*Records contained in a dataset*.
* start *

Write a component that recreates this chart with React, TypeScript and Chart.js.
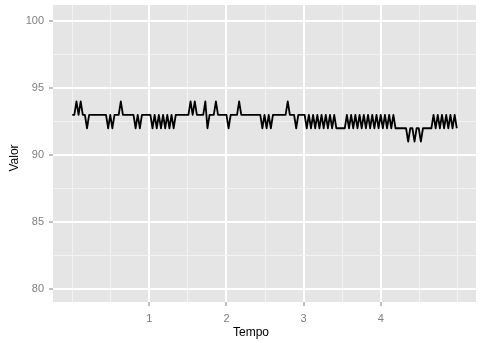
import React, { useEffect, useRef } from "react";
import { Chart, registerables } from "chart.js";

Chart.register(...registerables);

// Values, one per sample
const VALOR: number[] = [
  93, 93, 94, 93, 94, 93, 93, 92, 93, 93,
  93, 93, 93, 93, 93, 93, 93, 92, 93, 92,
  93, 93, 93, 94, 93, 93, 93, 93, 93, 93,
  92, 93, 92, 93, 93, 93, 93, 93, 92, 93,
  92, 93, 92, 93, 92, 93, 92, 93, 92, 93,
  93, 93, 93, 93, 93, 93, 94, 93, 94, 93,
  93, 93, 93, 94, 92, 93, 93, 93, 94, 93,
  93, 93, 93, 93, 92, 93, 93, 93, 93, 94,
  93, 93, 93, 93, 93, 93, 93, 93, 93, 93,
  92, 93, 92, 93, 92, 93, 93, 93, 93, 93,
  93, 93, 94, 93, 93, 93, 92, 93, 93, 93,
  93, 92, 93, 92, 93, 92, 93, 92, 93, 92,
  93, 92, 93, 92, 93, 92, 92, 92, 92, 92,
  93, 92, 93, 92, 93, 92, 93, 92, 93, 92,
  93, 92, 93, 92, 93, 92, 93, 92, 93, 92,
  93, 92, 93, 92, 92, 92, 92, 92, 92, 91,
  92, 92, 91, 92, 92, 91, 92, 92, 92, 92,
  92, 93, 92, 93, 92, 93, 92, 93, 92, 93,
  92, 93, 92,
];

// samples per unit of "Tempo"
const SAMPLE_RATE = 36.5;

const X_MAJOR_TICKS = [1, 2, 3, 4];
const Y_MAJOR_TICKS = [80, 85, 90, 95, 100];
const Y_MIN = 79.03;
const Y_MAX = 101.2;

const X_TITLE = "Tempo";
const Y_TITLE = "Valor";

const FONT = "'Liberation Sans', Arial, Helvetica, sans-serif";

export default function App() {
  const ref = useRef<HTMLCanvasElement>(null);

  useEffect(() => {
    document.body.style.margin = "0";
    const canvas = ref.current;
    if (!canvas) return;

    const tempo = VALOR.map((_, i) => i / SAMPLE_RATE);
    const points = VALOR.map((v, i) => ({ x: tempo[i], y: v }));
    const xLo = tempo[0];
    const xHi = tempo[tempo.length - 1];
    const xPad = (xHi - xLo) * 0.05;

    const isMajor = (list: number[], v: number) =>
      list.some((m) => Math.abs(m - v) < 1e-9);

    const bgPlugin = {
      id: "ggbg",
      beforeDraw(chart: any) {
        const { ctx, chartArea: a } = chart;
        ctx.save();
        ctx.fillStyle = "#FFFFFF";
        ctx.fillRect(0, 0, chart.width, chart.height);
        ctx.fillStyle = "#E5E5E5";
        ctx.fillRect(a.left, a.top, a.right - a.left, a.bottom - a.top);
        ctx.restore();
      },
      afterDraw(chart: any) {
        const { ctx } = chart;
        ctx.save();
        ctx.fillStyle = "#000000";
        ctx.font = `12px ${FONT}`;
        ctx.textAlign = "center";
        ctx.textBaseline = "middle";
        ctx.fillText(X_TITLE, 251, 333);
        ctx.translate(15, 158);
        ctx.rotate(-Math.PI / 2);
        ctx.fillText(Y_TITLE, 0, 0);
        ctx.restore();
      },
    };

    const chart = new Chart(canvas, {
      type: "line",
      data: {
        datasets: [
          {
            data: points,
            borderColor: "#000000",
            borderWidth: 1.8,
            pointRadius: 0,
            tension: 0,
            borderJoinStyle: "round",
            fill: false,
          },
        ],
      },
      options: {
        animation: false,
        responsive: false,
        events: [],
        layout: { padding: { top: 5, right: 5, left: 0, bottom: 0 } },
        plugins: {
          legend: { display: false },
          tooltip: { enabled: false },
          title: { display: false },
        },
        scales: {
          x: {
            type: "linear",
            min: xLo - xPad,
            max: xHi + xPad,
            border: { display: false },
            afterFit(scale: any) {
              scale.height = 41;
              scale.paddingLeft = 0;
              scale.paddingRight = 0;
            },
            grid: {
              drawTicks: true,
              tickLength: 4,
              tickWidth: 1,
              color: (c: any) =>
                isMajor(X_MAJOR_TICKS, c.tick?.value) ? "#FFFFFF" : "#F2F2F2",
              lineWidth: (c: any) =>
                isMajor(X_MAJOR_TICKS, c.tick?.value) ? 2 : 1,
              tickColor: (c: any) =>
                isMajor(X_MAJOR_TICKS, c.tick?.value) ? "#7F7F7F" : "rgba(0,0,0,0)",
            },
            ticks: {
              stepSize: 0.5,
              includeBounds: false,
              autoSkip: false,
              maxRotation: 0,
              padding: 6,
              color: "#7F7F7F",
              font: { family: FONT, size: 11 },
              callback: (v: any) =>
                isMajor(X_MAJOR_TICKS, Number(v)) ? String(v) : "",
            },
          },
          y: {
            type: "linear",
            min: Y_MIN,
            max: Y_MAX,
            border: { display: false },
            afterFit(scale: any) {
              scale.width = 53;
              scale.paddingTop = 0;
              scale.paddingBottom = 0;
            },
            grid: {
              drawTicks: true,
              tickLength: 4,
              tickWidth: 1,
              color: (c: any) =>
                isMajor(Y_MAJOR_TICKS, c.tick?.value) ? "#FFFFFF" : "#F2F2F2",
              lineWidth: (c: any) =>
                isMajor(Y_MAJOR_TICKS, c.tick?.value) ? 2 : 1,
              tickColor: (c: any) =>
                isMajor(Y_MAJOR_TICKS, c.tick?.value) ? "#7F7F7F" : "rgba(0,0,0,0)",
            },
            ticks: {
              stepSize: 2.5,
              includeBounds: false,
              autoSkip: false,
              padding: 5,
              color: "#7F7F7F",
              font: { family: FONT, size: 11 },
              callback: (v: any) =>
                isMajor(Y_MAJOR_TICKS, Number(v)) ? String(v) : "",
            },
          },
        },
      },
      plugins: [bgPlugin],
    } as any);

    return () => chart.destroy();
  }, []);

  return (
    <div style={{ position: "absolute", left: 0, top: 0, width: 481, height: 343 }}>
      <canvas ref={ref} width={481} height={343} style={{ display: "block" }} />
    </div>
  );
}
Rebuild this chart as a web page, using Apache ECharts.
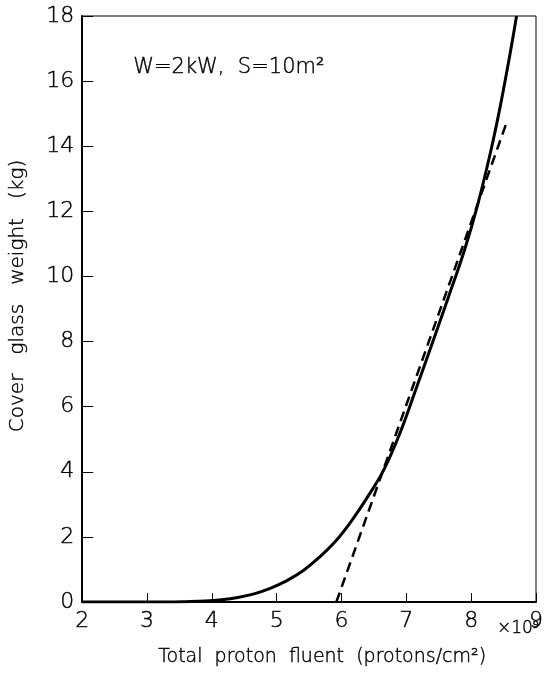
<!DOCTYPE html>
<html>
<head>
<meta charset="utf-8">
<script src="https://cdn.jsdelivr.net/npm/echarts@6/dist/echarts.min.js"></script>
<style>html,body{margin:0;padding:0;background:#fff}#c{width:547px;height:675px}</style>
</head>
<body>
<div id="c"></div>
<script>
// Solid curve: cover glass weight (kg) vs total proton fluent (x10^9 protons/cm^2)
const curveX = [2.0, 2.5, 3.0, 3.3, 3.6, 3.9, 4.15, 4.4, 4.65, 4.9, 5.15, 5.4, 5.65, 5.9, 6.15, 6.4, 6.65, 6.9, 7.15, 7.4, 7.65, 7.9, 8.1, 8.3, 8.45, 8.6, 8.7];
const curveY = [0.0, 0.0, 0.0, 0.0, 0.01, 0.03, 0.07, 0.14, 0.25, 0.42, 0.65, 0.95, 1.36, 1.85, 2.48, 3.22, 4.05, 5.18, 6.55, 7.95, 9.37, 10.83, 12.2, 13.83, 15.24, 16.84, 18.0];
// Dashed straight line
const lineX = [5.92, 8.56];
const lineY = [0.0, 14.8];
const xTicks = [2, 3, 4, 5, 6, 7, 8, 9];
const yTicks = [0, 2, 4, 6, 8, 10, 12, 14, 16, 18];
const annotation = 'W=2kW,  S=10m²';
const xName = 'Total  proton  fluent  (protons/cm²)';
const yName = 'Cover   glass   weight   (kg)';
const xScale = '×10⁹';

const FONT = 'DejaVu Sans';
const chart = echarts.init(document.getElementById('c'));
const thin = {fontFamily: FONT, fontWeight: 200, color: '#000', textBorderColor: '#000', textBorderWidth: 0.4};
chart.setOption({
  animation: false,
  backgroundColor: '#fff',
  grid: {left: 81, right: 11, top: 16, bottom: 73, show: true, borderColor: '#000', borderWidth: 1},
  xAxis: {
    type: 'value', min: 2, max: 9, interval: 1,
    axisLine: {show: true, onZero: false, lineStyle: {color: '#000', width: 2}},
    axisTick: {show: true, inside: true, length: 9, lineStyle: {color: '#000', width: 1}},
    axisLabel: Object.assign({fontSize: 22, margin: 8,
      formatter: v => xTicks.includes(v) ? String(v) : ''}, thin),
    splitLine: {show: false},
    name: xName, nameLocation: 'middle', nameGap: 46,
    nameTextStyle: Object.assign({fontSize: 19, padding: [0, 0, 0, 26]}, thin)
  },
  yAxis: {
    type: 'value', min: 0, max: 18, interval: 2,
    axisLine: {show: true, onZero: false, lineStyle: {color: '#000', width: 2}},
    axisTick: {show: true, inside: true, length: 11, lineStyle: {color: '#000', width: 1}},
    axisLabel: Object.assign({fontSize: 22, margin: 8,
      formatter: v => yTicks.includes(v) ? String(v) : ''}, thin),
    splitLine: {show: false},
    name: yName, nameLocation: 'middle', nameGap: 54,
    nameTextStyle: Object.assign({fontSize: 20, padding: [0, 0, 0, 26]}, thin)
  },
  series: [
    {type: 'line', data: curveX.map((x, i) => [x, curveY[i]]), smooth: 0.4, showSymbol: false,
      lineStyle: {color: '#000', width: 3}, z: 3},
    {type: 'line', data: lineX.map((x, i) => [x, lineY[i]]), showSymbol: false,
      lineStyle: {color: '#000', width: 2.5, type: [10, 6]}, z: 2}
  ],
  graphic: [
    {type: 'text', left: 133, top: 57, style: {text: annotation, font: '200 21px "DejaVu Sans"', fill: '#000', stroke: '#000', lineWidth: 0.4}},
    {type: 'text', right: 8, top: 620, style: {text: xScale, font: '200 17px "DejaVu Sans"', fill: '#000', stroke: '#000', lineWidth: 0.4}}
  ]
});
</script>
</body>
</html>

* end *

Quote word for word only the lines above from the one containing "Rebuild this chart" through the one containing "const xScale = '×10⁹';". Pictures stay out of your copy.

*RESPONSE TO THE TASK*.
Rebuild this chart as a web page, using Apache ECharts.
<!DOCTYPE html>
<html>
<head>
<meta charset="utf-8">
<script src="https://cdn.jsdelivr.net/npm/echarts@6/dist/echarts.min.js"></script>
<style>html,body{margin:0;padding:0;background:#fff}#c{width:547px;height:675px}</style>
</head>
<body>
<div id="c"></div>
<script>
// Solid curve: cover glass weight (kg) vs total proton fluent (x10^9 protons/cm^2)
const curveX = [2.0, 2.5, 3.0, 3.3, 3.6, 3.9, 4.15, 4.4, 4.65, 4.9, 5.15, 5.4, 5.65, 5.9, 6.15, 6.4, 6.65, 6.9, 7.15, 7.4, 7.65, 7.9, 8.1, 8.3, 8.45, 8.6, 8.7];
const curveY = [0.0, 0.0, 0.0, 0.0, 0.01, 0.03, 0.07, 0.14, 0.25, 0.42, 0.65, 0.95, 1.36, 1.85, 2.48, 3.22, 4.05, 5.18, 6.55, 7.95, 9.37, 10.83, 12.2, 13.83, 15.24, 16.84, 18.0];
// Dashed straight line
const lineX = [5.92, 8.56];
const lineY = [0.0, 14.8];
const xTicks = [2, 3, 4, 5, 6, 7, 8, 9];
const yTicks = [0, 2, 4, 6, 8, 10, 12, 14, 16, 18];
const annotation = 'W=2kW,  S=10m²';
const xName = 'Total  proton  fluent  (protons/cm²)';
const yName = 'Cover   glass   weight   (kg)';
const xScale = '×10⁹';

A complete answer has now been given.